■ Work instructions ■
Find the lines with the string "Give" and return them.

■ Task data ■
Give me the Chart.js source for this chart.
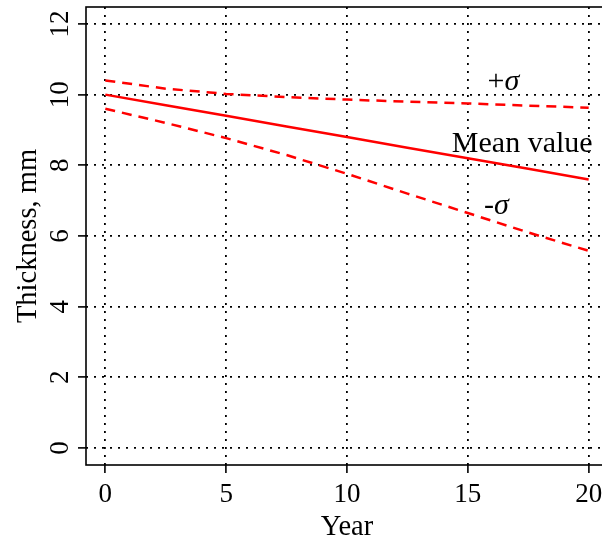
<!DOCTYPE html>
<html>
<head>
<meta charset="utf-8">
<script src="https://cdn.jsdelivr.net/npm/chart.js@4"></script>
<style>
  html, body { margin: 0; padding: 0; background: #fff; overflow: hidden; }
  #wrap { width: 620px; height: 542px; }
</style>
</head>
<body>
<div id="wrap"><canvas id="thicknessChart"></canvas></div>
<script>
// values
const years = [0, 2.5, 5, 7.5, 10, 12.5, 15, 17.5, 20];
const meanValue = [10.0, 9.7, 9.4, 9.1, 8.8, 8.5, 8.2, 7.9, 7.6];
const plusSigma = [10.4, 10.17, 10.02, 9.93, 9.86, 9.8, 9.75, 9.69, 9.63];
const minusSigma = [9.6, 9.2, 8.77, 8.29, 7.76, 7.2, 6.65, 6.1, 5.58];

const xTicks = [0, 5, 10, 15, 20];
const yTicks = [0, 2, 4, 6, 8, 10, 12];

const serif = '"Liberation Serif", "Times New Roman", serif';

const toPoints = vals => vals.map((v, i) => ({ x: years[i], y: v }));

// text labels next to the curves (data units, baseline)
const curveLabels = [
  { main: '+', sym: 'σ', x: 16.47, y: 10.14 },
  { main: 'Mean value', sym: '', x: 17.25, y: 8.39 },
  { main: '-', sym: 'σ', x: 16.18, y: 6.62 }
];

const boxAndText = {
  id: 'boxAndText',
  afterDatasetsDraw(chart) {
    const { ctx, chartArea: a, scales } = chart;
    ctx.save();
    ctx.strokeStyle = '#000';
    ctx.lineWidth = 1.6;
    ctx.strokeRect(a.left, a.top, a.right - a.left, a.bottom - a.top);

    ctx.fillStyle = '#000';
    ctx.textBaseline = 'alphabetic';
    ctx.textAlign = 'left';
    curveLabels.forEach(l => {
      const px = scales.x.getPixelForValue(l.x);
      const py = scales.y.getPixelForValue(l.y);
      ctx.font = '30px ' + serif;
      const w1 = ctx.measureText(l.main).width;
      ctx.font = 'italic 30px ' + serif;
      const w2 = l.sym ? ctx.measureText(l.sym).width : 0;
      let x0 = px - (w1 + w2) / 2;
      ctx.font = '30px ' + serif;
      ctx.fillText(l.main, x0, py);
      if (l.sym) {
        ctx.font = 'italic 30px ' + serif;
        ctx.fillText(l.sym, x0 + w1, py);
      }
    });
    ctx.restore();
  }
};

const lineStyle = (dash) => ({
  borderColor: '#ff0000',
  borderWidth: 2.5,
  borderDash: dash,
  pointRadius: 0,
  fill: false,
  tension: 0
});

const data = {
  datasets: [
    { label: 'Mean value', data: toPoints(meanValue), ...lineStyle([]) },
    { label: '+sigma', data: toPoints(plusSigma), ...lineStyle([10, 7]) },
    { label: '-sigma', data: toPoints(minusSigma), ...lineStyle([10, 7]) }
  ]
};

const gridOpts = {
  color: '#000',
  lineWidth: 1.8,
  tickLength: 8,
  tickColor: '#000',
  tickWidth: 1.6,
  tickBorderDash: []
};

// in v4 border.dash is what dashes the grid lines
const borderOpts = { display: false, dash: [2, 6] };

const options = {
  responsive: true,
  maintainAspectRatio: false,
  animation: false,
  layout: { padding: { top: 7, right: 12, left: 0, bottom: 0 } },
  plugins: {
    legend: { display: false },
    tooltip: { enabled: false }
  },
  scales: {
    x: {
      type: 'linear',
      min: -0.8,
      max: 20.8,
      afterBuildTicks: s => { s.ticks = xTicks.map(v => ({ value: v })); },
      afterFit: s => { s.height = 77; },
      grid: gridOpts,
      border: borderOpts,
      ticks: {
        color: '#000',
        padding: 6,
        maxRotation: 0,
        font: { family: serif, size: 27 }
      },
      title: {
        display: true,
        text: 'Year',
        color: '#000',
        font: { family: serif, size: 28.5, lineHeight: 1 },
        padding: { top: 0, bottom: 0 }
      }
    },
    y: {
      type: 'linear',
      min: -0.48,
      max: 12.48,
      afterBuildTicks: s => { s.ticks = yTicks.map(v => ({ value: v })); },
      afterFit: s => { s.width = 86; s.paddingTop = 0; s.paddingBottom = 0; },
      grid: gridOpts,
      border: borderOpts,
      ticks: {
        color: '#000',
        padding: 4,
        minRotation: 90,
        maxRotation: 90,
        crossAlign: 'center',
        font: { family: serif, size: 27, lineHeight: 0.4 }
      },
      title: {
        display: true,
        text: 'Thickness, mm',
        color: '#000',
        font: { family: serif, size: 28.5, lineHeight: 1 },
        padding: { top: 14, bottom: 0 }
      }
    }
  }
};

const ctx = document.getElementById('thicknessChart').getContext('2d');
const thicknessChart = new Chart(ctx, {
  type: 'line',
  data: data,
  options: options,
  plugins: [boxAndText]
});
</script>
</body>
</html>
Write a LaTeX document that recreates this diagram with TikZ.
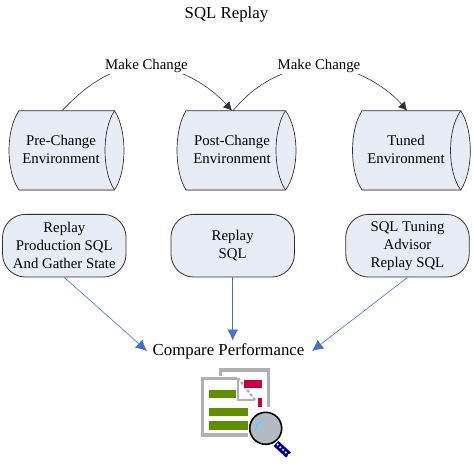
\documentclass[tikz,border=0pt]{standalone}
\usepackage{fontspec}
\setmainfont{Liberation Serif}
\usetikzlibrary{arrows.meta}
\definecolor{boxfill}{HTML}{E7ECF7}
\definecolor{boxline}{HTML}{303030}
\definecolor{flow}{HTML}{4472C4}
\definecolor{pagegray}{HTML}{B0B0B0}
\definecolor{bargreen}{HTML}{5F8F00}
\definecolor{iconred}{HTML}{C8003C}
\definecolor{handle}{HTML}{00007F}
\definecolor{lens}{HTML}{B4BAC4}
\tikzset{
  x=1pt,y=-1pt,
  txt/.style={font=\fontsize{14.8}{18}\selectfont,align=center,inner sep=0pt},
  bigtxt/.style={font=\fontsize{16.8}{20}\selectfont,align=center,inner sep=0pt},
  cyltext/.style={txt,minimum width=#1,minimum height=79.3},
  cylbody/.style={draw=boxline,fill=boxfill,line width=.7pt},
  cylshadow/.style={draw=gray!75,line width=1.4pt},
  proc/.style={txt,draw=boxline,fill=boxfill,line width=.8pt,rounded corners=23,minimum width=123.5,minimum height=62.7},
  curveline/.style={draw=boxline,line width=.6pt},
  curvearrow/.style={curveline,-{Latex[length=8.5,width=9]}},
  flowarrow/.style={draw=flow,line width=.6pt,-{Latex[length=11,width=11]}}
}
% \cylshape{name}{left bulge x}{top-left x}{top-right x}{inner x}{right x}{text centre x}{text}
\newcommand{\cylshape}[8]{%
  \path[cylbody] (#3,110.7) -- (#4,110.7) .. controls ({#4+(#6-#4)*4/3},130) and ({#4+(#6-#4)*4/3},171) .. (#4,190)
     -- (#3,190) .. controls ({#3+(#2-#3)*4/3},171) and ({#3+(#2-#3)*4/3},130) .. (#3,110.7) -- cycle;
  \path[draw=boxline,line width=.7pt] (#4,110.7) .. controls ({#4+(#5-#4)*4/3},130) and ({#4+(#5-#4)*4/3},171) .. (#4,190);
  \path[cylshadow] (#3,190.2) -- (#4,190.2);
  \node[cyltext=#4-#3] (#1) at (#7,149.8) {#8};
}
\begin{document}
\begin{tikzpicture}
\useasboundingbox (0,0) rectangle (474,467);
\node[bigtxt] (title) at (226.5,14.5) {SQL Replay};
\node[txt] (mc1) at (146.5,66) {Make Change};
\node[txt] (mc2) at (319,66) {Make Change};

\cylshape{pre}{9}{19}{114.5}{105}{124}{61}{Pre-Change\\Environment}
\cylshape{post}{177}{186}{285.5}{276}{296}{232}{Post-Change\\Environment}
\cylshape{tuned}{352.5}{362}{460.7}{450.5}{470.3}{406}{Tuned\\Environment}

\coordinate (preout) at (62,110.7);
\coordinate (postin) at (232,110.7);
\coordinate (postout) at (233,110.7);
\coordinate (tunedin) at (407,110.7);
\coordinate (mc1l) at (110,74);
\coordinate (mc1r) at (183,74);
\coordinate (mc2l) at (282,74);
\coordinate (mc2r) at (358,74);
\draw[curveline] (preout) .. controls (76,96) and (92,82) .. (mc1l);
\draw[curvearrow] (mc1r) .. controls (200,81) and (216,93) .. (postin);
\draw[curveline] (postout) .. controls (245,96) and (262,82) .. (mc2l);
\draw[curvearrow] (mc2r) .. controls (375,81) and (392,93) .. (tunedin);

\node[proc] (p1) at (64.3,245.7) {Replay\\Production SQL\\And Gather State};
\node[proc] (p2) at (232.7,245.7) {Replay\\SQL};
\node[proc] (p3) at (407.5,245.7) {SQL Tuning\\Advisor\\Replay SQL};

\node[bigtxt] (cmp) at (228.5,351) {Compare Performance};
\coordinate (cmpl) at (147,351);
\coordinate (cmpr) at (312,351);
\draw[flowarrow] (p1.south) -- (cmpl);
\draw[flowarrow] (p2.south) -- (232.7,340.5);
\draw[flowarrow] (p3.south) -- (cmpr);

% report icon
\draw[pagegray,line width=3.6pt,fill=white] (220.5,376) -- (220.5,369.8) -- (268.3,369.8) -- (268.3,435) -- (202.5,435) -- (202.5,378.5) -- (237,378.5);
\draw[pagegray,line width=2.4pt] (238,378) -- (238,400) -- (255,400);
\draw[pagegray,line width=2.4pt,dash pattern=on 3pt off 2pt] (238,378) -- (255,400);
\fill[bargreen] (209,389.5) rectangle (235.5,398);
\fill[bargreen] (209,407.5) rectangle (248,416);
\fill[bargreen] (209,421) rectangle (248,429.5);
\fill[iconred] (244,380) rectangle (262,388);
\fill[iconred] (257.5,398) rectangle (262,408);
% magnifier
\fill[white] (248,407) rectangle (295,461);
\draw[handle,line width=7pt] (276,443.5) -- (288.5,455);
\draw[white,line width=1.6pt,dash pattern=on 1.6pt off 2.2pt] (277,444) -- (290,456.5);
\fill[lens,draw=black,line width=1.6pt] (265.7,428.3) circle (16);
\draw[cyan!60,line width=1.8pt] (255.5,430) arc (180:265:10);
\end{tikzpicture}
\end{document}
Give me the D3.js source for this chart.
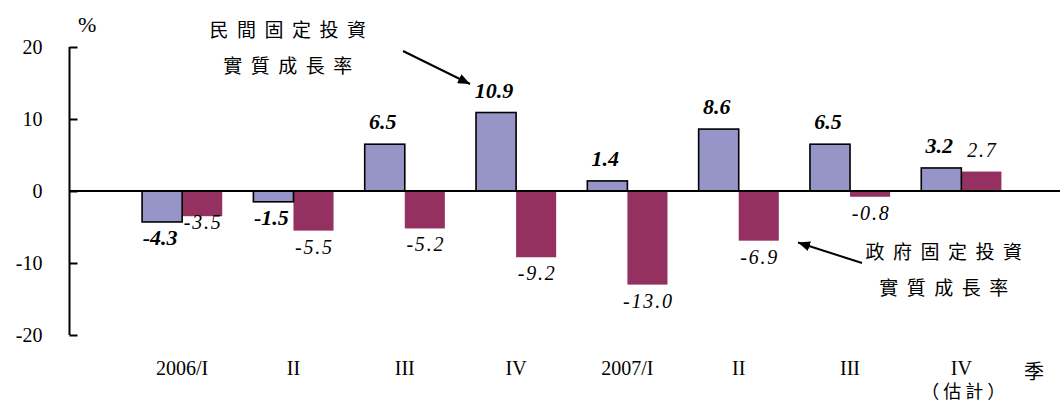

■ Response to the task ■
Give me the Chart.js source for this chart.
Give me the D3.js source for this chart.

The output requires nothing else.